Even after he has been fried in a particularly intense electric chair session, evil-bad record-winning serial killer Max Jenke (Brion James chewing the scenery of not only this film but also of at least two films next to it in a video store) is still making trouble for his arresting detective Lucas McCarthy (Lance Henriksen only chewing one and a half films and valorously attempting to add some dignity to the proceedings) beyond having traumatized him for life.
You see, it’s not just a moral and societal failure to murder people on the electric chair, it’s also tactically unsound, as parapsychologist (or whatever he’s supposed to be) Peter Campbell (Thom Bray) will explain later, because people like Jenke’ll only step over into “the other realm” when killed this way. Which in this case means that Jenke isn’t just haunting McCarthy’s dreams anymore (though he has that dream demon thing down pat like that other guy with a somewhat German looking name) but has moved into the cellar of his family home, from where he makes the man’s – and his family’s – life a living hell.
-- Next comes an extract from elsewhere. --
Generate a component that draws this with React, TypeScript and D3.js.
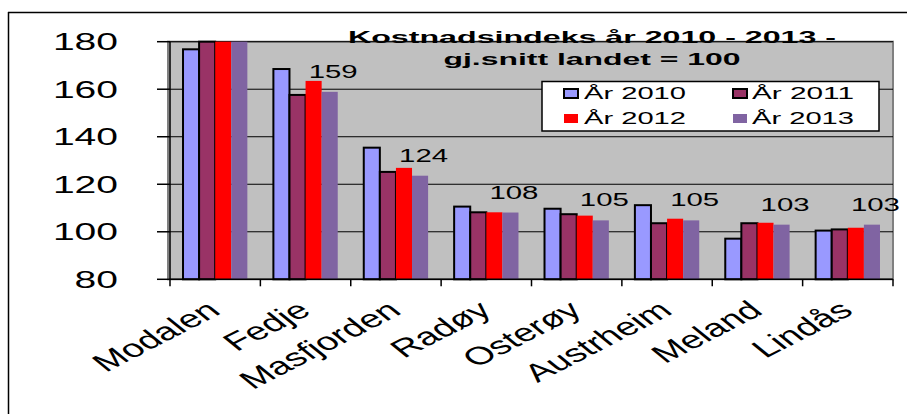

The Horror Show must have been a pretty troubled production – one of the scriptwriters uses the old Alan Smithee nom de plume, and original director David Blyth was fired some time into the production and replaced by James Isaac, the future director of Jason X. So it’s not much of a surprise the resulting film isn’t very good at being anything like a suspenseful, exciting, or coherent movie. It seems cruel to even begin to list all of its failings, really.
Fortunately for my mood in this year’s pre-Halloween celebrations (we don’t want to repeat the sickening horrors of last year’s slasher sequel marathon, after all), the film is also a cheese-fest of the highest order I found absolutely impossible not to enjoy. This is, after all, a movie where you’d be drunk after ten minutes if you started a drinking game based on the number of times our potty-mouthed supernatural serial killer says “fuck”, whose hero is arrested under suspicion of having cut in half his daughter’s boyfriend with a meat cleaver while the guy was waiting in the cellar for said daughter and some nookie - the true killer of course being James who spends a few minutes talking with Dedee Pfeiffers voice to convince the boy to undress for reasons of some choice male half nudity – and one that features a scene where its villain spends some time as a talking poultry roast, among other absurd, sometimes gory stuff the film doesn’t seem to be embarrassed about at all.
It’s not exactly the sort of thing you’d want to watch sober (this, mind you, comes from a guy who isn’t much of a drinker), or with somebody you want to convince of the intellectual value of horror, but if you’re in for what just might be the stupidest supernatural slasher film not called Freddy’s Dead – a film this one beats by a mile by virtue of being so damn entertaining – this one’s for you (and me).